>>>

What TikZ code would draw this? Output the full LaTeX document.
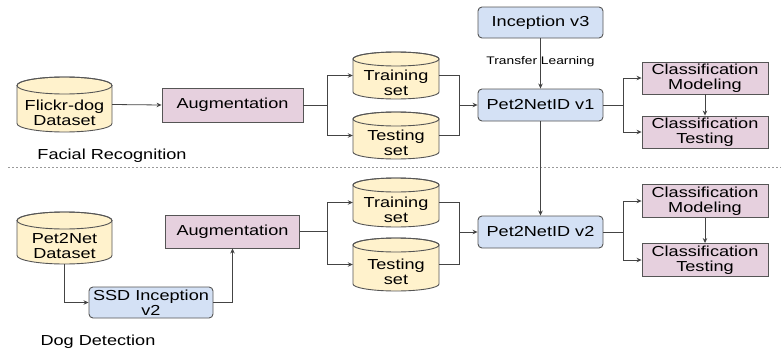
\documentclass[tikz,border=0pt]{standalone}
\usepackage{fontspec}
\setmainfont{Liberation Sans}[FakeStretch=1.25]
\usetikzlibrary{arrows.meta}

\definecolor{cylfill}{HTML}{FFF2CC}
\definecolor{pinkfill}{HTML}{E6D0DE}
\definecolor{bluefill}{HTML}{D4E1F5}
\definecolor{edgegray}{HTML}{555555}
\definecolor{wiregray}{HTML}{444444}
\definecolor{sepgray}{HTML}{9A9A9A}

\tikzset{
  mainfont/.style={font=\fontsize{14.5}{15}\selectfont},
  box/.style={draw=edgegray, line width=0.9pt, align=center, inner sep=0pt, mainfont},
  pinkbox/.style={box, fill=pinkfill},
  bluebox/.style={box, fill=bluefill, rounded corners=4pt},
  cylbody/.style={draw=edgegray, line width=0.9pt, fill=cylfill},
  cyllabel/.style={align=center, inner sep=0pt, mainfont},
  wire/.style={draw=wiregray, line width=0.8pt},
  arr/.style={wire, -{Stealth[length=5pt,width=4.5pt]}},
  caption/.style={inner sep=0pt, anchor=base, mainfont},
  smalllabel/.style={inner sep=0pt, font=\fontsize{11}{12}\selectfont},
}

% database cylinder: name, x1, y1, x2, y2, ellipse radius, text
\newcommand\dbcyl[7]{%
  \pgfmathsetmacro\cylcx{(#2+#4)/2}%
  \pgfmathsetmacro\cylrx{(#4-#2)/2}%
  \pgfmathsetmacro\cylty{#3+#6}%
  \pgfmathsetmacro\cylby{#5-#6}%
  \pgfmathsetmacro\cylw{#4-#2}%
  \pgfmathsetmacro\cylh{#5-#3}%
  \pgfmathsetmacro\cylmy{(#3+#5)/2}%
  \pgfmathsetmacro\cylty{#3+#6}%
  \pgfmathsetmacro\cyltxt{(#3+2*#6+#5)/2}%
  \path[cylbody] (#2,\cylty) -- (#2,\cylby)
    arc[start angle=180, end angle=0, x radius=\cylrx, y radius=#6]
    -- (#4,\cylty)
    arc[start angle=0, end angle=-180, x radius=\cylrx, y radius=#6] -- cycle;
  \draw[draw=edgegray, line width=0.9pt] (\cylcx,\cylty) ellipse[x radius=\cylrx, y radius=#6];
  \node[inner sep=0pt, minimum width=\cylw pt, minimum height=\cylh pt] (#1) at (\cylcx,\cylmy) {};
  \node[cyllabel] (#1-label) at (\cylcx,\cyltxt) {#7};
}

\begin{document}
\begin{tikzpicture}[x=1pt, y=-1pt]
  \useasboundingbox (0,0) rectangle (781,348);

  % separator between the two pipelines
  \draw[sepgray, line width=1pt, dash pattern=on 2pt off 2pt] (8,167) -- (781,167);

  % ---------- facial recognition pipeline ----------
  \dbcyl{flickr}{17}{77}{112}{132}{8.5}{Flickr-dog\\Dataset}
  \node[pinkbox, minimum width=141pt, minimum height=34pt] (aug1) at (232.5,105) {Augmentation};
  \dbcyl{train1}{353}{52}{439}{99}{7}{Training\\set}
  \dbcyl{test1}{353}{112}{439}{159}{7}{Testing\\set}
  \node[bluebox, minimum width=125pt, minimum height=31pt] (inc) at (540.5,22.5) {Inception v3};
  \node[bluebox, minimum width=125pt, minimum height=32pt] (p1) at (540.5,105) {Pet2NetID v1};
  \node[pinkbox, minimum width=126pt, minimum height=32pt] (cm1) at (705,78) {Classification\\Modeling};
  \node[pinkbox, minimum width=126pt, minimum height=32pt] (ct1) at (705,132) {Classification\\Testing};
  \node[caption] (cap1) at (112,159) {Facial Recognition};

  \coordinate (b1) at (327,105);
  \coordinate (j1) at (459,105);
  \coordinate (c1) at (623,105);

  \draw[arr] (flickr.east) -- (aug1.west);
  \draw[wire] (aug1.east) -- (b1);
  \draw[arr] (b1) |- (train1.west);
  \draw[arr] (b1) |- (test1.west);
  \draw[wire] (train1.east) -| (j1);
  \draw[wire] (test1.east) -| (j1);
  \draw[arr] (j1) -- (p1.west);
  \draw[arr] (inc.south) -- (p1.north);
  \node[smalllabel] (tl) at (540.5,62) {Transfer Learning};
  \draw[wire] (p1.east) -- (c1);
  \draw[arr] (c1) |- (cm1.west);
  \draw[arr] (c1) |- (ct1.west);
  \draw[arr] (cm1.south) -- (ct1.north);

  % ---------- dog detection pipeline ----------
  \dbcyl{pet}{17}{212}{112}{264}{8.5}{Pet2Net\\Dataset}
  \node[bluebox, minimum width=124pt, minimum height=31pt] (ssd) at (151,302.5) {SSD Inception\\v2};
  \node[pinkbox, minimum width=134pt, minimum height=33pt] (aug2) at (232.5,231.5) {Augmentation};
  \dbcyl{train2}{353}{178}{439}{227}{7}{Training\\set}
  \dbcyl{test2}{353}{238}{439}{291}{7}{Testing\\set}
  \node[bluebox, minimum width=125pt, minimum height=32pt] (p2) at (540.5,232) {Pet2NetID v2};
  \node[pinkbox, minimum width=126pt, minimum height=33pt] (cm2) at (705,201) {Classification\\Modeling};
  \node[pinkbox, minimum width=126pt, minimum height=33pt] (ct2) at (705,260) {Classification\\Testing};
  \node[caption] (cap2) at (98,345) {Dog Detection};

  \coordinate (b2) at (327,231.5);
  \coordinate (j2) at (459,232);
  \coordinate (c2) at (623,232);

  \draw[arr] (pet.south) |- (ssd.west);
  \draw[arr] (ssd.east) -| (aug2.south);
  \draw[wire] (aug2.east) -- (b2);
  \draw[arr] (b2) |- (train2.west);
  \draw[arr] (b2) |- (test2.west);
  \draw[wire] (train2.east) -| (j2);
  \draw[wire] (test2.east) -| (j2);
  \draw[arr] (j2) -- (p2.west);
  \draw[arr] (p1.south) -- (p2.north);
  \draw[wire] (p2.east) -- (c2);
  \draw[arr] (c2) |- (cm2.west);
  \draw[arr] (c2) |- (ct2.west);
  \draw[arr] (cm2.south) -- (ct2.north);
\end{tikzpicture}
\end{document}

<<<

To do: Without the pictures, output the full listing exactly as it stands.

Exercise output:
What TikZ code would draw this? Output the full LaTeX document.
\documentclass[tikz,border=0pt]{standalone}
\usepackage{fontspec}
\setmainfont{Liberation Sans}[FakeStretch=1.25]
\usetikzlibrary{arrows.meta}

\definecolor{cylfill}{HTML}{FFF2CC}
\definecolor{pinkfill}{HTML}{E6D0DE}
\definecolor{bluefill}{HTML}{D4E1F5}
\definecolor{edgegray}{HTML}{555555}
\definecolor{wiregray}{HTML}{444444}
\definecolor{sepgray}{HTML}{9A9A9A}

\tikzset{
  mainfont/.style={font=\fontsize{14.5}{15}\selectfont},
  box/.style={draw=edgegray, line width=0.9pt, align=center, inner sep=0pt, mainfont},
  pinkbox/.style={box, fill=pinkfill},
  bluebox/.style={box, fill=bluefill, rounded corners=4pt},
  cylbody/.style={draw=edgegray, line width=0.9pt, fill=cylfill},
  cyllabel/.style={align=center, inner sep=0pt, mainfont},
  wire/.style={draw=wiregray, line width=0.8pt},
  arr/.style={wire, -{Stealth[length=5pt,width=4.5pt]}},
  caption/.style={inner sep=0pt, anchor=base, mainfont},
  smalllabel/.style={inner sep=0pt, font=\fontsize{11}{12}\selectfont},
}

% database cylinder: name, x1, y1, x2, y2, ellipse radius, text
\newcommand\dbcyl[7]{%
  \pgfmathsetmacro\cylcx{(#2+#4)/2}%
  \pgfmathsetmacro\cylrx{(#4-#2)/2}%
  \pgfmathsetmacro\cylty{#3+#6}%
  \pgfmathsetmacro\cylby{#5-#6}%
  \pgfmathsetmacro\cylw{#4-#2}%
  \pgfmathsetmacro\cylh{#5-#3}%
  \pgfmathsetmacro\cylmy{(#3+#5)/2}%
  \pgfmathsetmacro\cylty{#3+#6}%
  \pgfmathsetmacro\cyltxt{(#3+2*#6+#5)/2}%
  \path[cylbody] (#2,\cylty) -- (#2,\cylby)
    arc[start angle=180, end angle=0, x radius=\cylrx, y radius=#6]
    -- (#4,\cylty)
    arc[start angle=0, end angle=-180, x radius=\cylrx, y radius=#6] -- cycle;
  \draw[draw=edgegray, line width=0.9pt] (\cylcx,\cylty) ellipse[x radius=\cylrx, y radius=#6];
  \node[inner sep=0pt, minimum width=\cylw pt, minimum height=\cylh pt] (#1) at (\cylcx,\cylmy) {};
  \node[cyllabel] (#1-label) at (\cylcx,\cyltxt) {#7};
}

\begin{document}
\begin{tikzpicture}[x=1pt, y=-1pt]
  \useasboundingbox (0,0) rectangle (781,348);

  % separator between the two pipelines
  \draw[sepgray, line width=1pt, dash pattern=on 2pt off 2pt] (8,167) -- (781,167);

  % ---------- facial recognition pipeline ----------
  \dbcyl{flickr}{17}{77}{112}{132}{8.5}{Flickr-dog\\Dataset}
  \node[pinkbox, minimum width=141pt, minimum height=34pt] (aug1) at (232.5,105) {Augmentation};
  \dbcyl{train1}{353}{52}{439}{99}{7}{Training\\set}
  \dbcyl{test1}{353}{112}{439}{159}{7}{Testing\\set}
  \node[bluebox, minimum width=125pt, minimum height=31pt] (inc) at (540.5,22.5) {Inception v3};
  \node[bluebox, minimum width=125pt, minimum height=32pt] (p1) at (540.5,105) {Pet2NetID v1};
  \node[pinkbox, minimum width=126pt, minimum height=32pt] (cm1) at (705,78) {Classification\\Modeling};
  \node[pinkbox, minimum width=126pt, minimum height=32pt] (ct1) at (705,132) {Classification\\Testing};
  \node[caption] (cap1) at (112,159) {Facial Recognition};

  \coordinate (b1) at (327,105);
  \coordinate (j1) at (459,105);
  \coordinate (c1) at (623,105);

  \draw[arr] (flickr.east) -- (aug1.west);
  \draw[wire] (aug1.east) -- (b1);
  \draw[arr] (b1) |- (train1.west);
  \draw[arr] (b1) |- (test1.west);
  \draw[wire] (train1.east) -| (j1);
  \draw[wire] (test1.east) -| (j1);
  \draw[arr] (j1) -- (p1.west);
  \draw[arr] (inc.south) -- (p1.north);
  \node[smalllabel] (tl) at (540.5,62) {Transfer Learning};
  \draw[wire] (p1.east) -- (c1);
  \draw[arr] (c1) |- (cm1.west);
  \draw[arr] (c1) |- (ct1.west);
  \draw[arr] (cm1.south) -- (ct1.north);

  % ---------- dog detection pipeline ----------
  \dbcyl{pet}{17}{212}{112}{264}{8.5}{Pet2Net\\Dataset}
  \node[bluebox, minimum width=124pt, minimum height=31pt] (ssd) at (151,302.5) {SSD Inception\\v2};
  \node[pinkbox, minimum width=134pt, minimum height=33pt] (aug2) at (232.5,231.5) {Augmentation};
  \dbcyl{train2}{353}{178}{439}{227}{7}{Training\\set}
  \dbcyl{test2}{353}{238}{439}{291}{7}{Testing\\set}
  \node[bluebox, minimum width=125pt, minimum height=32pt] (p2) at (540.5,232) {Pet2NetID v2};
  \node[pinkbox, minimum width=126pt, minimum height=33pt] (cm2) at (705,201) {Classification\\Modeling};
  \node[pinkbox, minimum width=126pt, minimum height=33pt] (ct2) at (705,260) {Classification\\Testing};
  \node[caption] (cap2) at (98,345) {Dog Detection};

  \coordinate (b2) at (327,231.5);
  \coordinate (j2) at (459,232);
  \coordinate (c2) at (623,232);

  \draw[arr] (pet.south) |- (ssd.west);
  \draw[arr] (ssd.east) -| (aug2.south);
  \draw[wire] (aug2.east) -- (b2);
  \draw[arr] (b2) |- (train2.west);
  \draw[arr] (b2) |- (test2.west);
  \draw[wire] (train2.east) -| (j2);
  \draw[wire] (test2.east) -| (j2);
  \draw[arr] (j2) -- (p2.west);
  \draw[arr] (p1.south) -- (p2.north);
  \draw[wire] (p2.east) -- (c2);
  \draw[arr] (c2) |- (cm2.west);
  \draw[arr] (c2) |- (ct2.west);
  \draw[arr] (cm2.south) -- (ct2.north);
\end{tikzpicture}
\end{document}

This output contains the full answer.